Learning From Reinforcements: Q-Learning

 

Ben Geisler

 

November 22, 1998

 

 

In this paper, we look at the task of learning from reinforcements.  One-step connectionist

Q-Learning was implemented to act as a controller for the agent “GeislerPlayer” in professor Shavlik’s AgentWorld program.  The backpropogation algorithm is used as the policy function.

 

This paper summarizes the results of two different input/ouput representations of the AgentWorld.

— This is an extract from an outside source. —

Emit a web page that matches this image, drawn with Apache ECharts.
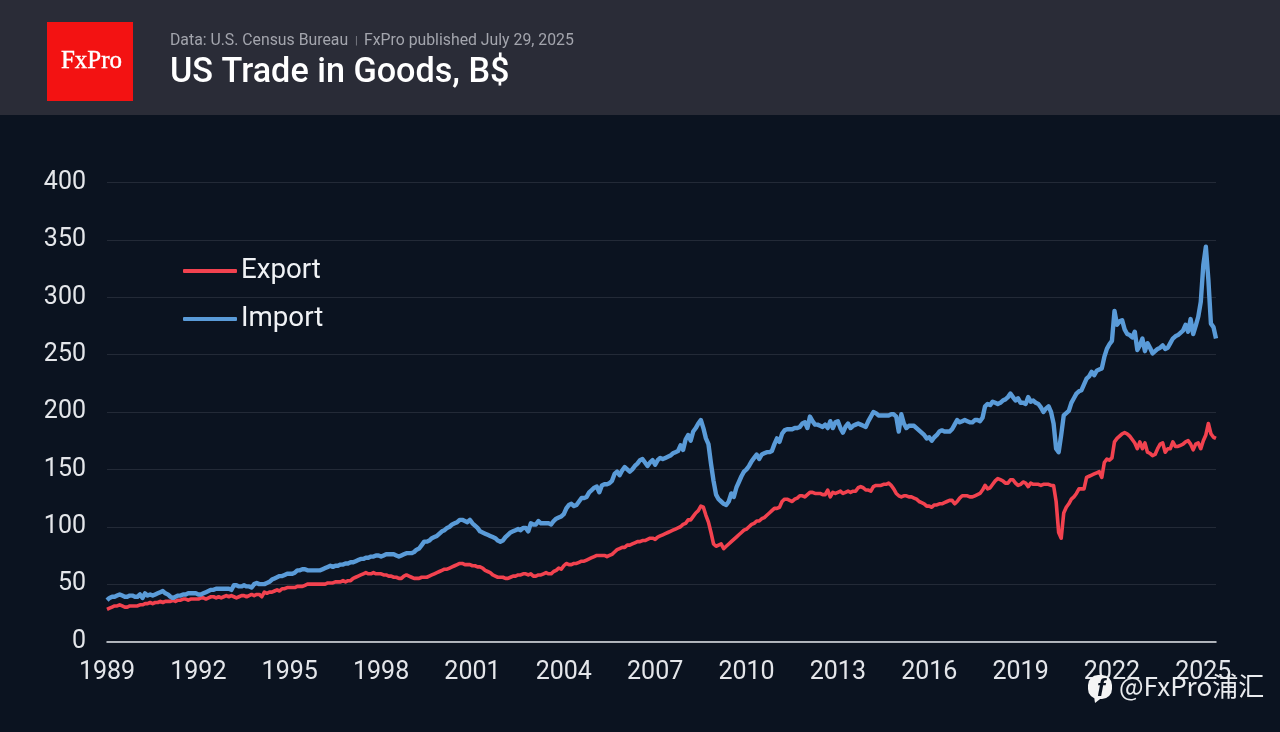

The first representation, GeislerPlayer, contains four input units.  Each input units represents one of the cardinal directions (N,S,E,W).  The input units lead to five hidden units, and then to four output units, each representing the Q-value of the possible actions (move N, move S, move E, move W) on the first state (called s0). 

 

The second representation, GeislerPlayer mem, contains eight input units.  The first four are the same as in GeislerPlayer, but the remaining four represent the input units from the previous run of the algorithm.  This is a memory approach, since the input units (s0), of GeislerMem actually remember the previous sensor values.  Each of these input units leads into the five hidden units, and into the same four output units (the Q-values of each cardinal direction).  The policy function is therefore able to be influenced by sensor values at the current state, as well as one step previous to the current state.

 

 

 

We have used discounted sum of rewards as a performance measure for the above policies.  Results of ten games (each with 5000 steps), are presented in the following table:

 

 

Motivation

               

The GeislerPlayer with memory seems to perform better across the board.  What follows is a justification for each method. 

 

GeislerPlayer initially had thirty-six inputs, it contained an input for every sensor.  This approach achieved very poor results.  I believe that the poor performance was due to a poor handling of the high percentage of “nothing sensed” values.  When an input is “nothing” on one step, it will have the same argmax value as if it was “nothing” on the next step.  In other words- if “nothing” is sensed, the input value will always be the same.  This differs from any other sensor value, in that it does not vary.  Also, “nothing” was the most likely sensor value for each step.  This seemed to saturate the other hidden nodes, leaving less of a degree of variance than before.  Ultimately, over many steps- the algorithm would choose a “favored” direction and almost never left this path.

 

Because of this, GeislerPlayer was narrowed to four input units- one for each cardinal direction.

With only four input units, the hidden nodes will be less saturated by similarly values.  If, on any step there is a single value which is not “nothing”, it will stand out above the other values, and influence the network accordingly. 

 

However, this modification allows for less dynamic decisions.  Each sensor reading is fairly limited.  For this reason, the four sensor readings of step t-1 have been added.  This provides for a larger view of the playing field.  The hidden units treat the extra four inputs in the same manner as the actual sensor readings.  This provides for a larger picture of the move space.  For example, say our agent takes sensor readings at state s0, and decides to move left. The new state s1 now has inputs of s1 and s0.   If state s0 had a very poor argmax value for moving down (Q(s0, down)), then this will carry through to the value of Q(s1, down).

 

As another example, consider an agent who determined that it would move left, since moving down would have produced a punishment from bumping into a player.  The next state will “remember” this observation, and it’s Q value for down will be effected by it.  This is a useful result since players and objects take up the space of two moves.  GeislerPlayer with memory has a better knowledge of where it came from.

 

 

Results to Confirm this Hypothesis

 

Ten games were played, the algorithms ran simultaneously in the agent world. The standard GeislerPlayer agent scored an average of 741 points per game, and the GeislerPlayer w/memory agent scored an average of 2,140 points per game.  These experimental results would indicate that, in this case, the memory approach produces better results.

 

It would make sense that GeislerPlayer w/memory should score at least 200% better than the memory-less approach, since it can remember twice as many states.  Further testing could be done, for example- the number of inputs could be raised to four (the current state, and the three previous).  For reasons of CPU time, I was not able to complete this extension.  The implementation with four state readings was run three times, with each game producing better results than the two state approach[1].